Go through the listing and pick out each line with the word "this" in it.

BEGIN The records

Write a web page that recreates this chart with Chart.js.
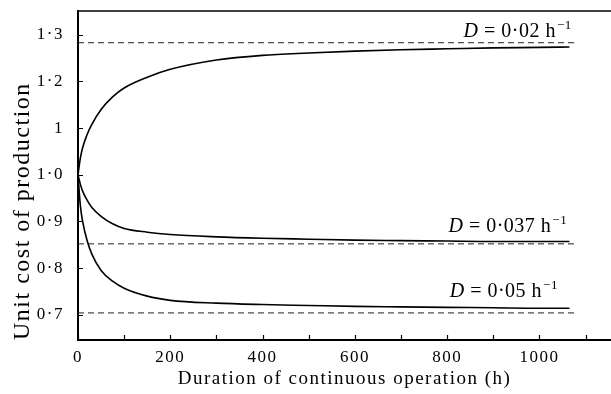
<!DOCTYPE html>
<html>
<head>
<meta charset="utf-8">
<script src="https://cdn.jsdelivr.net/npm/chart.js@4/dist/chart.umd.min.js"></script>
<style>
  html, body { margin: 0; padding: 0; background: #fff; }
  #wrap { width: 611px; height: 394px; }
</style>
</head>
<body>
<div id="wrap"><canvas id="c" width="611" height="394"></canvas></div>
<script>
// hours of continuous operation
const hours = [0, 5, 10, 20, 30, 50, 75, 100, 150, 200, 300, 400, 500, 600, 700, 800, 900, 1000, 1065];
// unit cost for each dilution rate
const costD002 = [1.0, 1.035, 1.058, 1.087, 1.108, 1.14, 1.167, 1.186, 1.209, 1.226, 1.246, 1.256, 1.261, 1.265, 1.268, 1.270, 1.272, 1.273, 1.274];
const costD0037 = [1.0, 0.98, 0.965, 0.945, 0.93, 0.911, 0.895, 0.885, 0.877, 0.872, 0.867, 0.864, 0.862, 0.860, 0.859, 0.858, 0.857, 0.857, 0.857];
const costD005 = [1.0, 0.935, 0.90, 0.858, 0.83, 0.795, 0.772, 0.757, 0.740, 0.731, 0.725, 0.722, 0.72, 0.718, 0.717, 0.716, 0.715, 0.714, 0.714];
// asymptotes (dashed)
const asymptotes = [1.283, 0.852, 0.704];
const asymptoteEnd = 1075;
const rateLabels = ['0·02', '0·037', '0·05'];

const xTickValues = [0, 100, 200, 300, 400, 500, 600, 700, 800, 900, 1000, 1100];
const xTickLabels = ['0', '', '200', '', '400', '', '600', '', '800', '', '1000', ''];
const yTickValues = [0.7, 0.8, 0.9, 1.0, 1.1, 1.2, 1.3];
const yTickLabels = ['0·7', '0·8', '0·9', '1·0', '1', '1·2', '1·3'];

const serif = '"Liberation Serif", "DejaVu Serif", serif';

function pts(ys) {
  return hours.map((h, i) => ({ x: h, y: ys[i] }));
}

const curveStyle = { borderColor: '#000', borderWidth: 1.6, pointRadius: 0, fill: false, cubicInterpolationMode: 'monotone' };
const dashStyle = { borderColor: '#222', borderWidth: 1, pointRadius: 0, fill: false, borderDash: [6, 4] };

const datasets = [
  Object.assign({ data: pts(costD002) }, curveStyle),
  Object.assign({ data: pts(costD0037) }, curveStyle),
  Object.assign({ data: pts(costD005) }, curveStyle)
];
asymptotes.forEach(v => {
  datasets.push(Object.assign({ data: [{ x: 0, y: v }, { x: asymptoteEnd, y: v }] }, dashStyle));
});

// the printed lettering is set wider than Liberation Serif, so space it out a bit
const spacing = {
  id: 'spacing',
  beforeDraw(chart) { chart.ctx.letterSpacing = '1.5px'; },
  beforeDatasetsDraw(chart) { chart.ctx.letterSpacing = '0px'; }
};

// inward ticks, top frame line and the D = ... labels
const decor = {
  id: 'decor',
  afterDatasetsDraw(chart) {
    const c = chart.ctx;
    const a = chart.chartArea;
    const xs = chart.scales.x, ys = chart.scales.y;
    c.save();
    c.strokeStyle = '#000';
    c.lineWidth = 1.2;
    c.beginPath();
    xTickValues.forEach(v => {
      const px = Math.round(xs.getPixelForValue(v)) + 0.5;
      c.moveTo(px, a.bottom);
      c.lineTo(px, a.bottom - 5);
    });
    yTickValues.forEach(v => {
      const py = Math.round(ys.getPixelForValue(v)) + 0.5;
      c.moveTo(a.left, py);
      c.lineTo(a.left + 5, py);
    });
    c.stroke();
    c.lineWidth = 1.5;
    c.beginPath();
    c.moveTo(a.left, a.top);
    c.lineTo(a.right, a.top);
    c.stroke();

    // labels: right-aligned, just above each asymptote
    const labelY = [1.296, 0.878, 0.739];
    const labelEnd = [1070, 1060, 1040];
    c.fillStyle = '#000';
    c.textBaseline = 'alphabetic';
    c.letterSpacing = '0.5px';
    rateLabels.forEach((r, i) => {
      const by = ys.getPixelForValue(labelY[i]);
      const rightX = xs.getPixelForValue(labelEnd[i]);
      const fItal = 'italic 20px ' + serif;
      const fMain = '20px ' + serif;
      const fSup = '13px ' + serif;
      const p1 = 'D', p2 = ' = ' + r + ' h', p3 = '\u22121';
      c.font = fItal; const w1 = c.measureText(p1).width;
      c.font = fMain; const w2 = c.measureText(p2).width;
      c.font = fSup; const w3 = c.measureText(p3).width;
      let x = rightX - (w1 + w2 + w3 + 1);
      c.font = fItal; c.fillText(p1, x, by); x += w1;
      c.font = fMain; c.fillText(p2, x, by); x += w2 + 1;
      c.font = fSup; c.fillText(p3, x, by - 8);
    });
    c.restore();
  }
};

new Chart(document.getElementById('c'), {
  type: 'line',
  data: { datasets: datasets },
  plugins: [spacing, decor],
  options: {
    responsive: false,
    animation: false,
    events: [],
    layout: { padding: { top: 11, right: 0, bottom: 0, left: 0 } },
    plugins: { legend: { display: false }, tooltip: { enabled: false } },
    scales: {
      x: {
        type: 'linear',
        min: 0,
        max: 1155,
        afterBuildTicks: s => { s.ticks = xTickValues.map(v => ({ value: v })); },
        afterFit: s => { s.height = 54; },
        ticks: {
          autoSkip: false,
          maxRotation: 0,
          color: '#000',
          padding: 7,
          font: { family: serif, size: 17 },
          callback: (v, i) => xTickLabels[i]
        },
        grid: { display: false, drawTicks: false },
        border: { display: true, color: '#000', width: 2 },
        title: {
          display: true,
          text: 'Duration of continuous operation (h)',
          color: '#000',
          font: { family: serif, size: 19 },
          padding: { top: 0, bottom: 3.6 }
        }
      },
      y: {
        type: 'linear',
        min: 0.646,
        max: 1.351,
        afterBuildTicks: s => { s.ticks = yTickValues.map(v => ({ value: v })); },
        afterFit: s => { s.width = 78; s.paddingTop = 0; s.paddingBottom = 0; },
        ticks: {
          autoSkip: false,
          color: '#000',
          padding: 14,
          font: { family: serif, size: 17 },
          callback: (v, i) => yTickLabels[i]
        },
        grid: { display: false, drawTicks: false },
        border: { display: true, color: '#000', width: 2 },
        title: {
          display: true,
          align: 'start',
          text: 'Unit cost of production',
          color: '#000',
          font: { family: serif, size: 24 },
          padding: { top: 8, bottom: 0 }
        }
      }
    }
  }
});
</script>
</body>
</html>
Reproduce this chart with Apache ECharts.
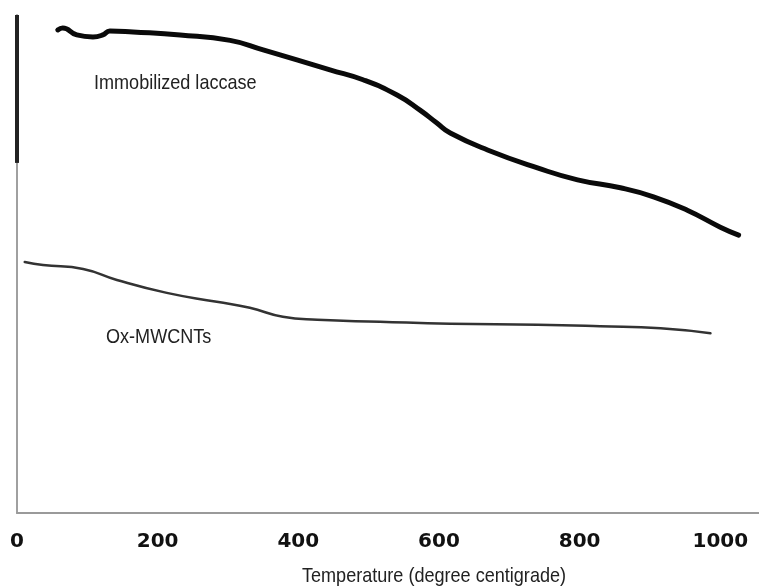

END The records

▶ Correct result:
Write a web page that recreates this chart with Chart.js.
Reproduce this chart with Apache ECharts.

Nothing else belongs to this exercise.